Relationships are tricky. We often hold on to an idea (or even ideal image) of what our relationships should be like. Our marriages, our friendships, our relationships with our parents and siblings. Even our relationships with the people we work with or got to church with. And when reality doesn't measure up to what we imagined or hoped it would be like, we get hurt. And often we hold the other people responsible. I know. Because this was a major problem in my marriage for years.
For years I had an image of what marriage should be like. And it did not include a husband who worked over 60 hours a week and weekends. No. My image was one of a husband who was home at dinner time, off on the weekends, and such. And when his job only got I worse, I blamed my husband for not making our marriage what I always imagined it should be, what I thought I had always wanted it to be. This only did more damage to our relationship.
It took hitting bottom for me to wake up. What was more important to me? My picture of what an ideal marriage was? Or my actual marriage and making it work? The answer was clear, my actual marriage.
I had to come to terms with the fact our lives were not going to be how I always imagined and wanted them to be. I had to let that die. But in doing that (and it's not easy), I also had opened myself up to new opportunities. Our marriage didn't have to make anyone else on earth happy but us. And if we're happy, our kids will be happy, and our family and friends will be happy for us. That's how it works. Who cares if he isn't the 9-5 daddy/husband. All that matters is that we deal with what the reality is, and make it work for us.
I have learned to be more supportive of his job, the hours he works, and try to make more quality of the time he is home. (we still work on all of this to this day) And it's made a vast amount of improvement in my marriage. It's allowed me to appreciate my husband in ways I never have before.
My marriage is not the only relationship I have to come to terms with.
For years after I was first married, I was upset with my relationship with my own mother. It wasn't a bad one. Not by a long shot! I loved her, and I knew she loved me. But, we didn't ever really go out and do mother-daughter stuff. Shopping? Nope. Not her bag of tea. And we never did mother-daughter lunches or dinners either. Work I suppose got in the way a lot of the time. And then I had our first child, and things change. At one point, I was upset because I felt like if I didn't make the effort to see her, I'd never see her.
Now I'm not sure how true that last statement really is. I was young. And it was just how I felt. I'm not saying it was the truth of it. The way we feel things are and the way things are in reality are usually (but not always) two different things. (something else I'm learning with age).
Whatever I perceived the problem to be in my relationship with my mother, was it worth possibly losing her over? I did love her after all. And I knew she loved me. I knew over the years, we both made mistakes. But I loved her. And so I dealt with the reality of the situation. My mom is who she is. She is not the kind of mother who enjoys hours of shopping and girl talk. That's just not her. She is more of the mother who enjoys a meal around the family table, and a movie or a show, or better yet, a ball game. And that's okay with me. I enjoy those things too. And I lover her, more than any words could possibly convey.

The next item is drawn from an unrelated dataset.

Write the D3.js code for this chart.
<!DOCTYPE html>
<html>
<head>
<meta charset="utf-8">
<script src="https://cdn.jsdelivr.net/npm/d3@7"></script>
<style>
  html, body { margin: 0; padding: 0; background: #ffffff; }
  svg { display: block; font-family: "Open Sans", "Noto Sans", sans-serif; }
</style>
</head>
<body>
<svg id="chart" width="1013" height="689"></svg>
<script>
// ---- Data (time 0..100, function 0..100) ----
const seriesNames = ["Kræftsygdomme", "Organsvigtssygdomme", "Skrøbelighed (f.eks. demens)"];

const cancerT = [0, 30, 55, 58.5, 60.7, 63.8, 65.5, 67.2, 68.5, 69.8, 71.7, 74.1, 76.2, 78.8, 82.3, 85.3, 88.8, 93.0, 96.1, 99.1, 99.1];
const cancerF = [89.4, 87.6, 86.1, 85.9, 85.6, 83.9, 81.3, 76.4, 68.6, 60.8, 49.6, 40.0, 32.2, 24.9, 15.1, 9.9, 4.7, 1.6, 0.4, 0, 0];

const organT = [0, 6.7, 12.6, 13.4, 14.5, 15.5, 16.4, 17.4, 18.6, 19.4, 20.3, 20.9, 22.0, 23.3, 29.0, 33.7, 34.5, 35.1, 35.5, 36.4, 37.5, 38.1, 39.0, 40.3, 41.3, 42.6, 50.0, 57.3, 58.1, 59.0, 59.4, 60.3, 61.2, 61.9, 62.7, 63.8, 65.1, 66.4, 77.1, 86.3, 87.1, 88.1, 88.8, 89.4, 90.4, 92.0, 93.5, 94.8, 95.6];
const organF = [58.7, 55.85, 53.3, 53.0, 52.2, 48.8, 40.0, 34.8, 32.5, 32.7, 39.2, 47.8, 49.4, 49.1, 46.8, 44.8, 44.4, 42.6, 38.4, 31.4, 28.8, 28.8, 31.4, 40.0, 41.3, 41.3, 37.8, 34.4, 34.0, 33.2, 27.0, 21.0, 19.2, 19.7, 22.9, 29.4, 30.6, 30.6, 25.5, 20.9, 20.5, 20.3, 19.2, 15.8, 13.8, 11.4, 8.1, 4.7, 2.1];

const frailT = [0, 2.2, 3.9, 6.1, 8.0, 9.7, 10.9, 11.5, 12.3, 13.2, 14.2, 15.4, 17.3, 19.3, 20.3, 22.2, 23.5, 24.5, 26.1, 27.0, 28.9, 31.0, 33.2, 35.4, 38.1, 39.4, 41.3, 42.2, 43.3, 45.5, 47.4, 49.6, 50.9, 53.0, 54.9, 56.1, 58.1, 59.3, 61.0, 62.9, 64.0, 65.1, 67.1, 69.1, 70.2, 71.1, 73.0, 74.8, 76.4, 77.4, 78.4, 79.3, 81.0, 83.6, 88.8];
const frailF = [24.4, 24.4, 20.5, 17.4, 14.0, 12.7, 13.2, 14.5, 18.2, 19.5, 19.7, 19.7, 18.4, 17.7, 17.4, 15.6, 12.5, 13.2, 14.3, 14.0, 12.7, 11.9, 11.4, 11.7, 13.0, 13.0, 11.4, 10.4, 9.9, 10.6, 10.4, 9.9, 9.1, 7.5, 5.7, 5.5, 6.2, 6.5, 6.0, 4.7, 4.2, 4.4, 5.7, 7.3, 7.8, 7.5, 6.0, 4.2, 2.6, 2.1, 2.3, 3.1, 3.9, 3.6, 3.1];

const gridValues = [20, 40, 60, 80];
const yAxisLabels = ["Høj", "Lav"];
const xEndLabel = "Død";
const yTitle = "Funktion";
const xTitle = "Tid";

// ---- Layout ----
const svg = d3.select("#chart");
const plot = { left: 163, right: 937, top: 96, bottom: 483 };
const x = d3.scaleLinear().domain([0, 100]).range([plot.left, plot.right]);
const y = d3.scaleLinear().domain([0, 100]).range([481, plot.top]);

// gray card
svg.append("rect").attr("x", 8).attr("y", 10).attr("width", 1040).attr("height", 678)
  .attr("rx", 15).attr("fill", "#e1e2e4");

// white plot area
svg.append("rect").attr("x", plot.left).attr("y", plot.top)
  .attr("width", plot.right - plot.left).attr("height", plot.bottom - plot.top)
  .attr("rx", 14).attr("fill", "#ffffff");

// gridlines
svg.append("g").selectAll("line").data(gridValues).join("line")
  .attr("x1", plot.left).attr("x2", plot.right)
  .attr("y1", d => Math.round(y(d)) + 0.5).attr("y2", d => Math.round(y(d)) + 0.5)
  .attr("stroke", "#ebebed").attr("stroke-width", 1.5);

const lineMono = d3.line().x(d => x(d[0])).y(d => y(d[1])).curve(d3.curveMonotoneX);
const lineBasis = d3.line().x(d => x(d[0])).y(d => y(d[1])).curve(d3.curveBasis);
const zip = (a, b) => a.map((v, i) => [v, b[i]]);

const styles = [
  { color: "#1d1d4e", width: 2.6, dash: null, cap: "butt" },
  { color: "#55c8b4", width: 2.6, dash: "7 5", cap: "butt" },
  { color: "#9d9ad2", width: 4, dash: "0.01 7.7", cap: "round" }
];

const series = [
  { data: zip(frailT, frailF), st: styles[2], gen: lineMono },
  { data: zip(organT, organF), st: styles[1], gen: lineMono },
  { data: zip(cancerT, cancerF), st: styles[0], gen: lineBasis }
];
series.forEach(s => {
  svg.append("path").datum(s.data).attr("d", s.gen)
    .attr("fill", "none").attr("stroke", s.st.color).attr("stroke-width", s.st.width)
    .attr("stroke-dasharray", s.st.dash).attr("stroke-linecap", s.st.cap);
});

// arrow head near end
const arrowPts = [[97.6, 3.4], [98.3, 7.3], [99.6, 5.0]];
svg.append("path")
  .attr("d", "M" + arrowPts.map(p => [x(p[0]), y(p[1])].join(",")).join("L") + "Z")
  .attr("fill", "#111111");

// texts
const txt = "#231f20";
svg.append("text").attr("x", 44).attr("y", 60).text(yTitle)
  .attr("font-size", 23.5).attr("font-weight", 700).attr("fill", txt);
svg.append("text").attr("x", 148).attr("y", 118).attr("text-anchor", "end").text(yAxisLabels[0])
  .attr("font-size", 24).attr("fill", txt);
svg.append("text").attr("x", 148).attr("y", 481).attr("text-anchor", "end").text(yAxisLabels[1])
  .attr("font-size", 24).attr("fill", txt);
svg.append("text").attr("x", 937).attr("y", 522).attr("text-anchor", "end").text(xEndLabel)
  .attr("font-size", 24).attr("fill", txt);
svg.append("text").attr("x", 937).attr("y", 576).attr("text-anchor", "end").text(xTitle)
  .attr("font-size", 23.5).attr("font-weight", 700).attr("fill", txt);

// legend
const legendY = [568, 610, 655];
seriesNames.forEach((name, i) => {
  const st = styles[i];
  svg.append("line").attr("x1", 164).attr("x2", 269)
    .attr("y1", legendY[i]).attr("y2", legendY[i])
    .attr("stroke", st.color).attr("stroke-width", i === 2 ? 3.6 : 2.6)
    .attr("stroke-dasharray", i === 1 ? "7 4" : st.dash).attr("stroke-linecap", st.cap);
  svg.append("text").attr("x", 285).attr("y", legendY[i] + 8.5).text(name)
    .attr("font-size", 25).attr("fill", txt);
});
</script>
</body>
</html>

And I have found out that loving someone, means loving them for who they are, and not who you'd hope they'd be. I have found that out in my marriage relationship and my relationship with my own mom. And my life has been all the more joyful and richer because of it. THAT is love.

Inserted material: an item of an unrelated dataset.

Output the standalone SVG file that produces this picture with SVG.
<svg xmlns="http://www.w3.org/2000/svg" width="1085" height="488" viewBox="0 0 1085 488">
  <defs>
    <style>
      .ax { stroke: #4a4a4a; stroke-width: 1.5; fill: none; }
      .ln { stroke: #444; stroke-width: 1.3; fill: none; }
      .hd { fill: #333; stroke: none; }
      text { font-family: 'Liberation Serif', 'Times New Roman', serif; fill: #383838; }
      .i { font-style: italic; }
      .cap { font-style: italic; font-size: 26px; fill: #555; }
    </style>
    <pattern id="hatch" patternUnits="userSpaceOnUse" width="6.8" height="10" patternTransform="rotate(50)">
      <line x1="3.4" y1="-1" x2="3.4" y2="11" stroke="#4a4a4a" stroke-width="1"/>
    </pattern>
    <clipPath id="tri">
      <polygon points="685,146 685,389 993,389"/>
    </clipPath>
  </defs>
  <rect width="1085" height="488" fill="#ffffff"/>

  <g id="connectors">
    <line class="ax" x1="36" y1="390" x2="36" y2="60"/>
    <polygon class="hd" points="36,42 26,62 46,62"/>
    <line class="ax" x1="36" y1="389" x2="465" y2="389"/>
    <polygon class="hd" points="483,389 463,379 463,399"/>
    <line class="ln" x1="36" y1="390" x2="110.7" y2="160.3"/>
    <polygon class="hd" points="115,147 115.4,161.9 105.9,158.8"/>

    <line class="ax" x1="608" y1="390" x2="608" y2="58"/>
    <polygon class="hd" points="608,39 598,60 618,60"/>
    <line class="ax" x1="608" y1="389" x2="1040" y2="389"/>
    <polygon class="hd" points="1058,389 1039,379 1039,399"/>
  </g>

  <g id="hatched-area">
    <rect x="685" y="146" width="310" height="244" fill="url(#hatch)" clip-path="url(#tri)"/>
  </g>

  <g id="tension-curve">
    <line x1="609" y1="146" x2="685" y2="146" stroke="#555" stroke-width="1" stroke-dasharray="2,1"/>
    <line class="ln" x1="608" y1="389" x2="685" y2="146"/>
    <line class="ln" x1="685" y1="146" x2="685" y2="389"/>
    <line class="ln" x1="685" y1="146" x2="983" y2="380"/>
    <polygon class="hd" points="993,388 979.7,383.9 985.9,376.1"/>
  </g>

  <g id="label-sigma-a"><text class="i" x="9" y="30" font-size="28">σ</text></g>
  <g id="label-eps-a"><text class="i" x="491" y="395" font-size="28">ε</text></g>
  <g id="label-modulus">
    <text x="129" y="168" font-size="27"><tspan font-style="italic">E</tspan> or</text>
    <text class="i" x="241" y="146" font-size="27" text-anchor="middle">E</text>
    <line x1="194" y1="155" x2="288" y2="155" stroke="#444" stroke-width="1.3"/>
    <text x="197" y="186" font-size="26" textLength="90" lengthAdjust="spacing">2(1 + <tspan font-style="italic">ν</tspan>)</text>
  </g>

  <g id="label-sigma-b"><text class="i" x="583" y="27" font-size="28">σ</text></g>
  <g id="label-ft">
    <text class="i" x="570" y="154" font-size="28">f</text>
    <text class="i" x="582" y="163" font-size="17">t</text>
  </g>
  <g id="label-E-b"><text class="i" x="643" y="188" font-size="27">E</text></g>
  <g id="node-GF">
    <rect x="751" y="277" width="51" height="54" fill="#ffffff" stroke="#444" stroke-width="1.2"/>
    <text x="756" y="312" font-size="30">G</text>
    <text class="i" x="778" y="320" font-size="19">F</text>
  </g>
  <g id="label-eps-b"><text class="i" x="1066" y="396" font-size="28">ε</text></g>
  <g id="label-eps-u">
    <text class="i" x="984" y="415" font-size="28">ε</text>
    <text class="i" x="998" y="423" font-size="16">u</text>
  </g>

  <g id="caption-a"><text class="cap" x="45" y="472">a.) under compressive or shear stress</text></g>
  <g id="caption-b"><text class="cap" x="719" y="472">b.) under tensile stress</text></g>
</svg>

As Sean Connery say as Arthur, in First Knight: " Oh, hey, I take the good with the bad, together. I can't love people in slices."

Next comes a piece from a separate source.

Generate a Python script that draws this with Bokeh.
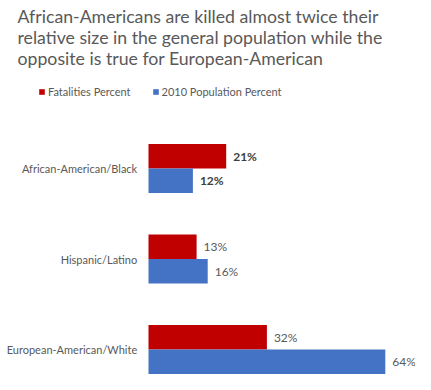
from bokeh.plotting import figure
from bokeh.models import ColumnDataSource, Label, Legend, LegendItem, Range1d
from bokeh.core.properties import value
from bokeh.transform import dodge
from bokeh.embed import file_html
from bokeh.resources import INLINE

categories = ["African-American/Black", "Hispanic/Latino", "European-American/White"]
fatalities = [21, 13, 32]
population = [12, 16, 64]
series = ["Fatalities Percent", "2010 Population Percent"]
title_lines = [
    "African-Americans are killed almost twice their",
    "relative size in the general population while the",
    "opposite is true for European-American",
]

RED = "#C00000"
BLUE = "#4472C4"
GRAY = "#595959"
FONT = "Lato"

ypos = [len(categories) - 1 - i for i in range(len(categories))]
bold = ["bold" if i == 0 else "normal" for i in range(len(categories))]
lblcol = ["#404040" if i == 0 else GRAY for i in range(len(categories))]

src = ColumnDataSource(dict(
    y=ypos,
    cat=categories,
    fat=fatalities,
    pop=population,
    fat_lbl=[f"{v}%" for v in fatalities],
    pop_lbl=[f"{v}%" for v in population],
    style=bold,
    lcol=lblcol,
))

W, Hh = 415, 374
K = 3.7           # px per percent
X0 = 148          # px from left edge to value 0
YU = 90.5         # px per category step
YC = 168          # px from top to top category centre
BAR = 24.5        # bar thickness in px

p = figure(width=W, height=Hh, output_backend="svg", toolbar_location=None,
           title=None, x_axis_location=None, y_axis_location=None,
           x_range=Range1d(-X0 / K, (W - X0) / K),
           y_range=Range1d(2 - (Hh - YC) / YU, 2 + YC / YU),
           min_border_left=0, min_border_right=0, min_border_top=0, min_border_bottom=0)
p.outline_line_color = None
p.xgrid.visible = False
p.ygrid.visible = False

OFF = BAR / 2 / YU
H = BAR / YU
r_fat = p.hbar(y=dodge("y", OFF), right="fat", left=0, height=H, source=src,
               fill_color=RED, line_color=None)
r_pop = p.hbar(y=dodge("y", -OFF), right="pop", left=0, height=H, source=src,
               fill_color=BLUE, line_color=None)

p.text(x="fat", y=dodge("y", OFF), text="fat_lbl", source=src, x_offset=7,
       text_baseline="middle", text_align="left", text_font=value(FONT),
       text_font_size="12px", text_font_style="style", text_color="lcol")
p.text(x="pop", y=dodge("y", -OFF), text="pop_lbl", source=src, x_offset=7,
       text_baseline="middle", text_align="left", text_font=value(FONT),
       text_font_size="12px", text_font_style="style", text_color="lcol")

# category labels (left axis)
p.text(x=0, y="y", text="cat", source=src, x_offset=-11.3,
       text_baseline="middle", text_align="right", text_font=value(FONT),
       text_font_size="11px", text_color=GRAY)

baselines = [Hh - 15.7, Hh - 37.0, Hh - 58.3]
for t, yb in zip(title_lines, baselines):
    p.add_layout(Label(x=17, y=yb, x_units="screen", y_units="screen", text=t,
                       text_font=FONT, text_font_size="17.7px", text_color=GRAY,
                       text_baseline="alphabetic"))

legend = Legend(items=[LegendItem(label=series[0], renderers=[r_fat]),
                       LegendItem(label=series[1], renderers=[r_pop])],
                orientation="horizontal", location=(38, 276),
                glyph_width=7, glyph_height=7, label_standoff=3, spacing=21,
                padding=0, margin=0, border_line_alpha=0, background_fill_alpha=0,
                label_text_font=FONT, label_text_font_size="11px",
                label_text_color=GRAY, label_height=7)
p.add_layout(legend)

open("out.html", "w").write(file_html(p, INLINE))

And you know what? God is good. He gave me a mother-in-law that likes to do the things that my mother is not necessarily the most found of. So I still get to do those things. My needs/wants are still met. I get to have quality time with my mother and my mother-in-law. Sometimes my mom will go out with me. Sometimes my MIL will stay in with me. But as a whole, I know who take shopping, and who to have a night in with. And I'm okay with that. I just have to remember that each relationship in my life is different. And I have to love each person in my life as they come. And not try to change them or wish it to be differently. Because the truth is, I'm not perfect. The truth is, there are enough faults of my own that my friends and loved ones wish they could change about me (I'm sure blogging is one of them lol) But I am who I am. Just as they are who they are. They love me in spite of myself. And at times, I must learn to be the same way, and allow the relationships I have with them to be more important than anything else. That is what love is. It's forgiveness. It's acceptance. It's making the best of things even when they aren't ideal, because we love them and value a relationship with them. It's allowing love to cover over transgressions when needed. It's valuing a relationship above how we think things should be.
These are just some things I have learned the past several years. Things I have wanted to share but never seemed to be the right time or that I even had the right words. So much has happened in my life this past week or 2. And I have tried to blog several times since then alone, but never found the right words. I'm not sure I have this time either. But it's something that has been on my heart. Something I have been wanting to share for some time now.
Do you really love the people in your life? Or do you love the ideal version of them you have in you mind? Do you really want a relationship with them? Or do you only want the picture perfect relationship you have in your head?
Life is messy. It is rarely picture perfect. And we all screw things up at some point or another, if not several times over a life span. I am thankful for those in my life who love me for me. Who let their love for me cover over my transgressions. Who have stuck by me long enough for me to learn some of the tough lessons I have written about here. God bless them! They all deserve medals!